GIVEN EXERCISE
Pick out every line holding the string "React" and copy it.

>> BEGIN

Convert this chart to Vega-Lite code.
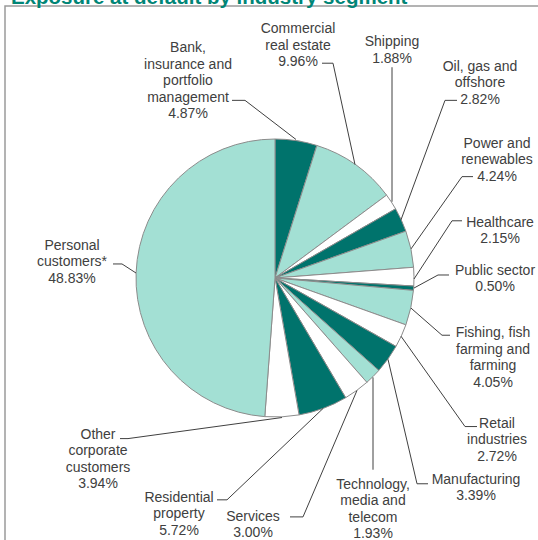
{
  "$schema": "https://vega.github.io/schema/vega-lite/v6.json",
  "width": 538,
  "height": 540,
  "autosize": {"type": "none"},
  "padding": {"left": 5, "top": 6, "right": 0, "bottom": 0},
  "config": {
    "view": {"stroke": "#9a9a9a", "strokeWidth": 1.5},
    "text": {"font": "Liberation Sans"}
  },
  "datasets": {
    "segments": [
      {"rank": 1, "segment": "Bank, insurance and portfolio management", "value": 4.87},
      {"rank": 2, "segment": "Commercial real estate", "value": 9.96},
      {"rank": 3, "segment": "Shipping", "value": 1.88},
      {"rank": 4, "segment": "Oil, gas and offshore", "value": 2.82},
      {"rank": 5, "segment": "Power and renewables", "value": 4.24},
      {"rank": 6, "segment": "Healthcare", "value": 2.15},
      {"rank": 7, "segment": "Public sector", "value": 0.50},
      {"rank": 8, "segment": "Fishing, fish farming and farming", "value": 4.05},
      {"rank": 9, "segment": "Retail industries", "value": 2.72},
      {"rank": 10, "segment": "Manufacturing", "value": 3.39},
      {"rank": 11, "segment": "Technology, media and telecom", "value": 1.93},
      {"rank": 12, "segment": "Services", "value": 3.00},
      {"rank": 13, "segment": "Residential property", "value": 5.72},
      {"rank": 14, "segment": "Other corporate customers", "value": 3.94},
      {"rank": 15, "segment": "Personal customers*", "value": 48.83}
    ],
    "heading": [
      {"text": "Exposure at default by industry segment", "lx": -264, "ly": 272.5}
    ],
    "labels": [
      {"label": "Bank,|insurance and|portfolio|management|4.87%", "lx": -87, "ly": 229},
      {"label": "Commercial|real estate|9.96%", "lx": 23, "ly": 248},
      {"label": "Shipping|1.88%", "lx": 117, "ly": 235},
      {"label": "Oil, gas and|offshore|2.82%", "lx": 205, "ly": 210.5},
      {"label": "Power and|renewables|4.24%", "lx": 222, "ly": 134},
      {"label": "Healthcare|2.15%", "lx": 225, "ly": 55},
      {"label": "Public sector|0.50%", "lx": 220, "ly": 7},
      {"label": "Fishing, fish|farming and|farming|4.05%", "lx": 218, "ly": -55},
      {"label": "Retail|industries|2.72%", "lx": 222, "ly": -145},
      {"label": "Manufacturing|3.39%", "lx": 201, "ly": -201},
      {"label": "Technology,|media and|telecom|1.93%", "lx": 98, "ly": -206},
      {"label": "Services|3.00%", "lx": -22, "ly": -238},
      {"label": "Residential|property|5.72%", "lx": -96, "ly": -219},
      {"label": "Other|corporate|customers|3.94%", "lx": -177, "ly": -156},
      {"label": "Personal|customers*|48.83%", "lx": -203, "ly": 32}
    ],
    "leaders": [
      {"seg": "bank", "pt": 1, "lx": -43, "ly": 177},
      {"seg": "bank", "pt": 2, "lx": -30, "ly": 177},
      {"seg": "bank", "pt": 3, "lx": 21, "ly": 138},
      {"seg": "cre", "pt": 1, "lx": 47, "ly": 214},
      {"seg": "cre", "pt": 2, "lx": 58, "ly": 214},
      {"seg": "cre", "pt": 3, "lx": 80, "ly": 113},
      {"seg": "ship", "pt": 1, "lx": 117, "ly": 210},
      {"seg": "ship", "pt": 2, "lx": 117, "ly": 76},
      {"seg": "oil", "pt": 1, "lx": 182, "ly": 177},
      {"seg": "oil", "pt": 2, "lx": 170, "ly": 177},
      {"seg": "oil", "pt": 3, "lx": 126, "ly": 58},
      {"seg": "power", "pt": 1, "lx": 198, "ly": 101},
      {"seg": "power", "pt": 2, "lx": 187, "ly": 101},
      {"seg": "power", "pt": 3, "lx": 136, "ly": 29},
      {"seg": "health", "pt": 1, "lx": 187, "ly": 57},
      {"seg": "health", "pt": 2, "lx": 177, "ly": 57},
      {"seg": "health", "pt": 3, "lx": 139, "ly": -1},
      {"seg": "public", "pt": 1, "lx": 174, "ly": 3},
      {"seg": "public", "pt": 2, "lx": 163, "ly": 3},
      {"seg": "public", "pt": 3, "lx": 139, "ly": -10},
      {"seg": "fish", "pt": 1, "lx": 175, "ly": -57},
      {"seg": "fish", "pt": 2, "lx": 167, "ly": -57},
      {"seg": "fish", "pt": 3, "lx": 136, "ly": -30},
      {"seg": "retail", "pt": 1, "lx": 202, "ly": -148},
      {"seg": "retail", "pt": 2, "lx": 190, "ly": -148},
      {"seg": "retail", "pt": 3, "lx": 126, "ly": -58},
      {"seg": "manuf", "pt": 1, "lx": 153, "ly": -205},
      {"seg": "manuf", "pt": 2, "lx": 142, "ly": -205},
      {"seg": "manuf", "pt": 3, "lx": 113, "ly": -81},
      {"seg": "tech", "pt": 1, "lx": 98, "ly": -191},
      {"seg": "tech", "pt": 2, "lx": 98, "ly": -99},
      {"seg": "serv", "pt": 1, "lx": 15, "ly": -238},
      {"seg": "serv", "pt": 2, "lx": 28, "ly": -238},
      {"seg": "serv", "pt": 3, "lx": 82, "ly": -112},
      {"seg": "resid", "pt": 1, "lx": -58, "ly": -221},
      {"seg": "resid", "pt": 2, "lx": -48, "ly": -221},
      {"seg": "resid", "pt": 3, "lx": 48, "ly": -130},
      {"seg": "other", "pt": 1, "lx": -155, "ly": -160},
      {"seg": "other", "pt": 2, "lx": -147, "ly": -160},
      {"seg": "other", "pt": 3, "lx": 7, "ly": -139},
      {"seg": "pers", "pt": 1, "lx": -162, "ly": 14},
      {"seg": "pers", "pt": 2, "lx": -153, "ly": 14},
      {"seg": "pers", "pt": 3, "lx": -139, "ly": 5}
    ]
  },
  "resolve": {"scale": {"color": "independent"}},
  "layer": [
    {
      "data": {"name": "segments"},
      "mark": {"type": "arc", "outerRadius": 139, "stroke": "#8c8c8c", "strokeWidth": 1},
      "encoding": {
        "x": {"datum": 0, "type": "quantitative", "scale": {"domain": [-270, 268], "nice": false, "zero": false}, "axis": null},
        "y": {"datum": 0, "type": "quantitative", "scale": {"domain": [-267, 271], "nice": false, "zero": false}, "axis": null},
        "theta": {"field": "value", "type": "quantitative", "stack": true},
        "order": {"field": "rank", "type": "quantitative"},
        "color": {
          "field": "segment",
          "type": "nominal",
          "legend": null,
          "scale": {
            "domain": [
              "Bank, insurance and portfolio management",
              "Commercial real estate",
              "Shipping",
              "Oil, gas and offshore",
              "Power and renewables",
              "Healthcare",
              "Public sector",
              "Fishing, fish farming and farming",
              "Retail industries",
              "Manufacturing",
              "Technology, media and telecom",
              "Services",
              "Residential property",
              "Other corporate customers",
              "Personal customers*"
            ],
            "range": [
              "#00736c", "#a3e0d4", "#ffffff",
              "#00736c", "#a3e0d4", "#ffffff",
              "#00736c", "#a3e0d4", "#ffffff",
              "#00736c", "#a3e0d4", "#ffffff",
              "#00736c", "#ffffff", "#a3e0d4"
            ]
          }
        }
      }
    },
    {
      "data": {"name": "leaders"},
      "mark": {"type": "line", "color": "#404040", "strokeWidth": 1},
      "encoding": {
        "x": {"field": "lx", "type": "quantitative"},
        "y": {"field": "ly", "type": "quantitative"},
        "detail": {"field": "seg", "type": "nominal"},
        "order": {"field": "pt", "type": "quantitative"}
      }
    },
    {
      "data": {"name": "labels"},
      "mark": {"type": "text", "align": "center", "baseline": "middle", "lineBreak": "|", "lineHeight": 16.5, "fontSize": 14, "color": "#404040"},
      "encoding": {
        "x": {"field": "lx", "type": "quantitative"},
        "y": {"field": "ly", "type": "quantitative"},
        "text": {"field": "label", "type": "nominal"}
      }
    },
    {
      "data": {"name": "heading"},
      "mark": {"type": "text", "align": "left", "baseline": "alphabetic", "fontSize": 20.5, "fontWeight": "bold", "color": "#008576"},
      "encoding": {
        "x": {"field": "lx", "type": "quantitative"},
        "y": {"field": "ly", "type": "quantitative"},
        "text": {"field": "text", "type": "nominal"}
      }
    }
  ]
}
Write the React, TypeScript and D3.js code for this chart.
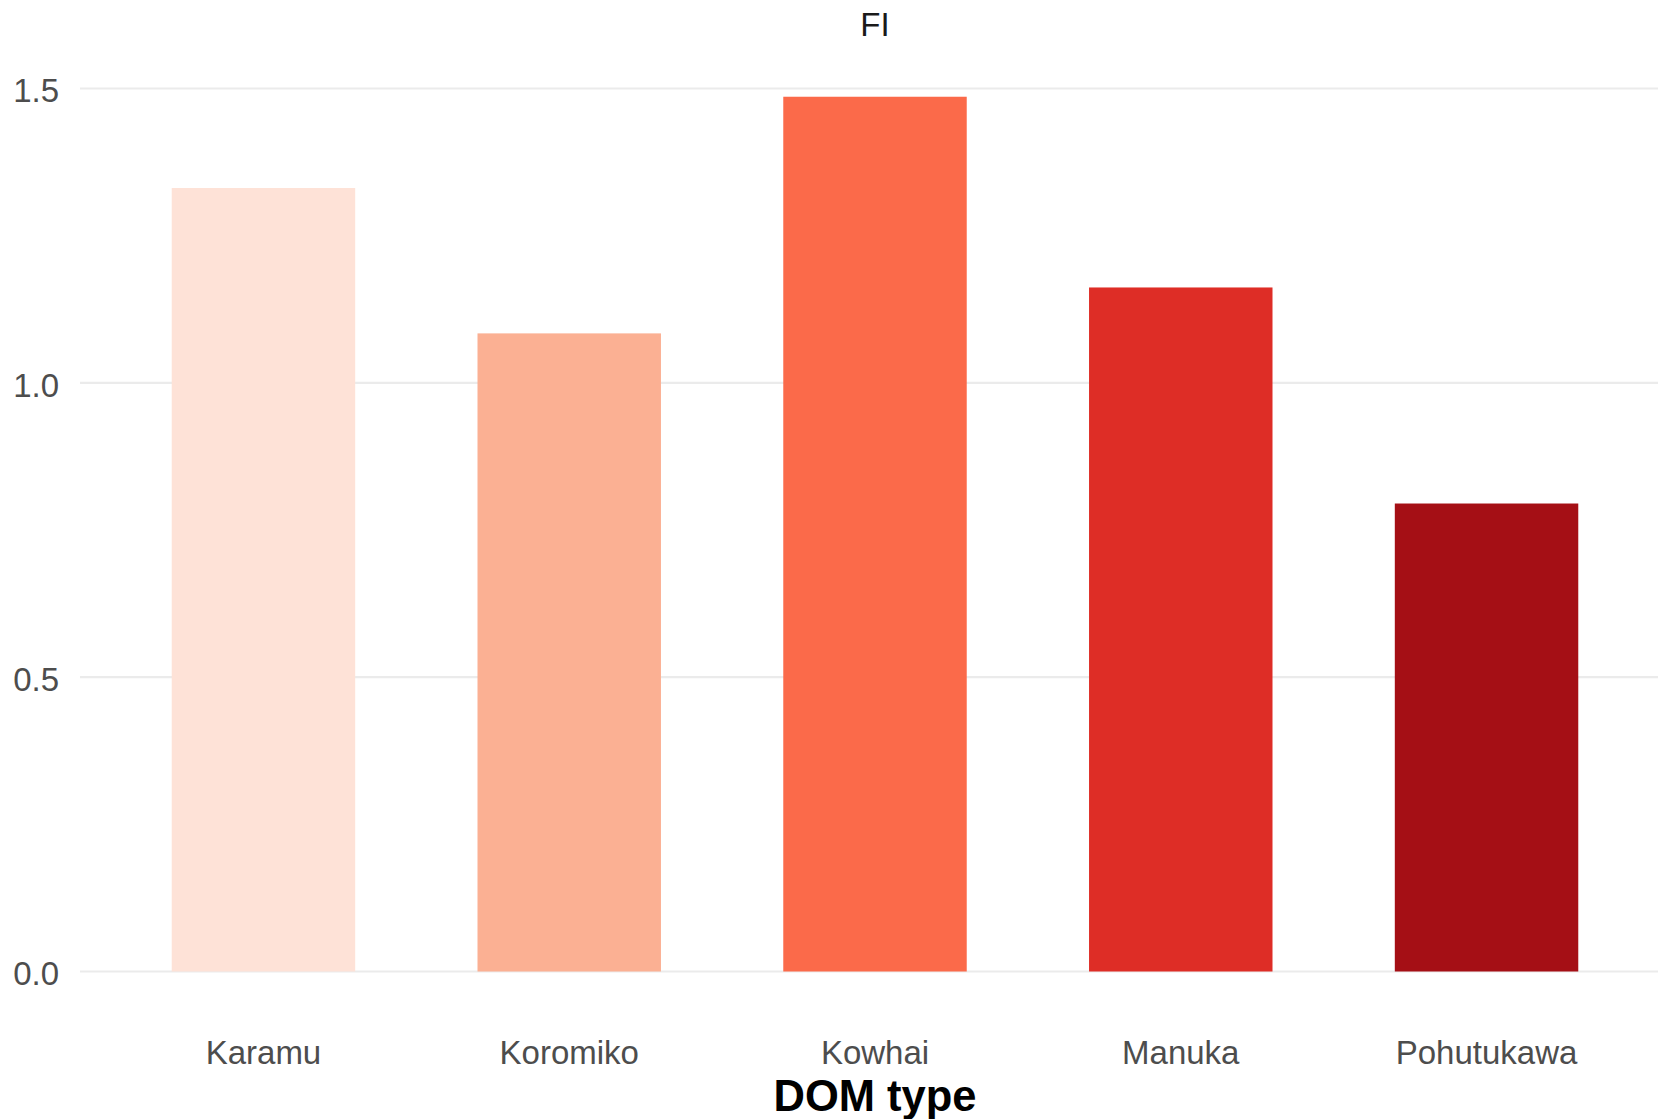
import React from "react";
import * as d3 from "d3";

const categories = ["Karamu", "Koromiko", "Kowhai", "Manuka", "Pohutukawa"];
const fiValues = [1.331, 1.084, 1.486, 1.162, 0.795];
const barColors = ["#FEE2D7", "#FBB093", "#FB6A4A", "#DE2D26", "#A50F15"];
const yTicks = [0, 0.5, 1.0, 1.5];

const width = 1658;
const height = 1119;

export default function App() {
  // panel runs past the right edge, as in the reference
  const x = d3
    .scaleBand<string>()
    .domain(categories)
    .range([80, 1670])
    .paddingInner(0.4)
    .paddingOuter(0.3);

  const y = d3.scaleLinear().domain([0, 1.5]).range([971.5, 88.5]);

  const font = "'Liberation Sans', Arial, sans-serif";

  return (
    <svg
      width={width}
      height={height}
      style={{ position: "absolute", left: 0, top: 0, display: "block", background: "#fff" }}
    >
      {/* gridlines */}
      {yTicks.map((t) => (
        <line
          key={t}
          x1={80}
          x2={width}
          y1={y(t)}
          y2={y(t)}
          stroke="#EBEBEB"
          strokeWidth={2.2}
        />
      ))}

      {/* bars */}
      {categories.map((c, i) => (
        <rect
          key={c}
          x={x(c)}
          y={y(fiValues[i])}
          width={x.bandwidth()}
          height={y(0) - y(fiValues[i])}
          fill={barColors[i]}
        />
      ))}

      {/* y tick labels */}
      {yTicks.map((t) => (
        <text
          key={t}
          x={59}
          y={y(t) + 2}
          dy="0.36em"
          textAnchor="end"
          fontFamily={font}
          fontSize={33}
          fill="#4D4D4D"
        >
          {d3.format(".1f")(t)}
        </text>
      ))}

      {/* x tick labels */}
      {categories.map((c) => (
        <text
          key={c}
          x={(x(c) ?? 0) + x.bandwidth() / 2}
          y={1064}
          textAnchor="middle"
          fontFamily={font}
          fontSize={33}
          fill="#4D4D4D"
        >
          {c}
        </text>
      ))}

      {/* title */}
      <text
        x={875}
        y={36}
        textAnchor="middle"
        fontFamily={font}
        fontSize={33}
        fill="#1A1A1A"
      >
        FI
      </text>

      {/* x axis title */}
      <text
        x={875}
        y={1111}
        textAnchor="middle"
        fontFamily={font}
        fontSize={43.5}
        fontWeight="bold"
        fill="#000"
      >
        DOM type
      </text>
    </svg>
  );
}
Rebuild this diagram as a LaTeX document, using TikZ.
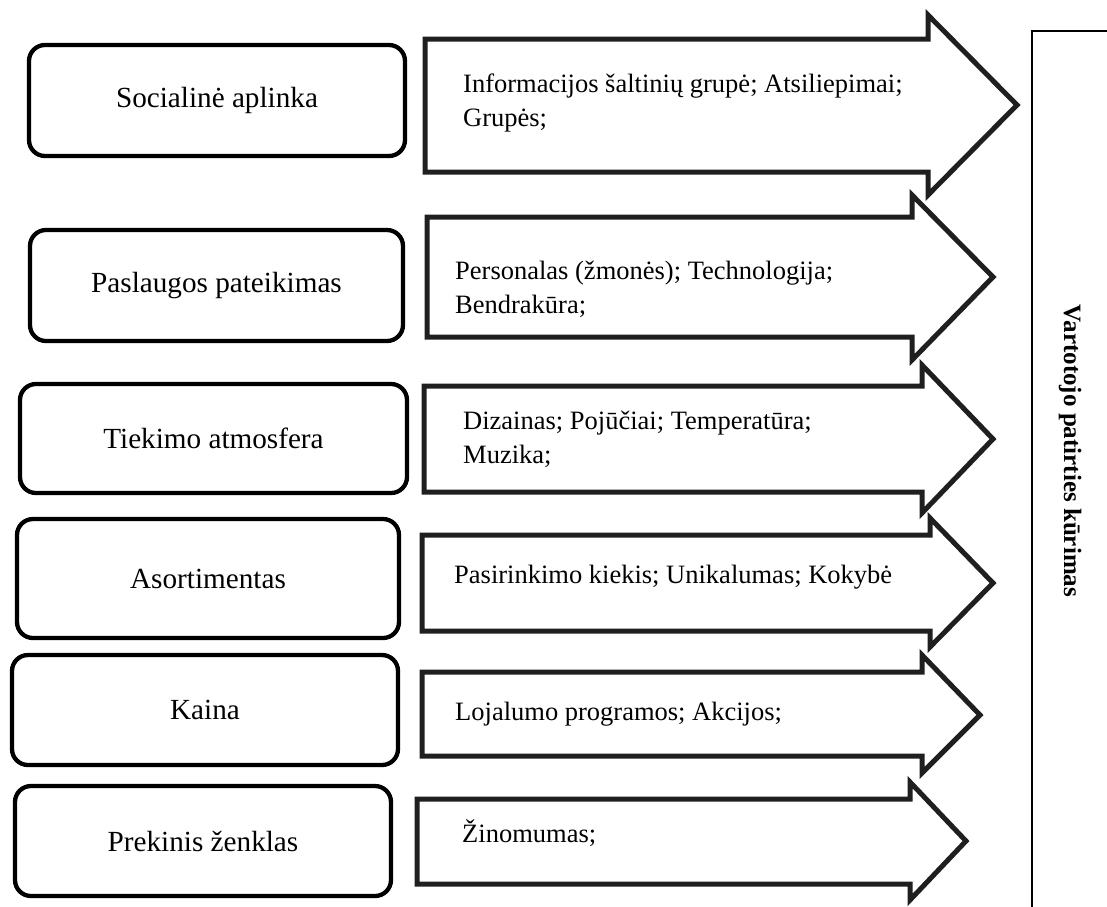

>> END

RESPONSE TO THIS EXERCISE
Write the React, TypeScript and D3.js code for this chart.
import React from "react";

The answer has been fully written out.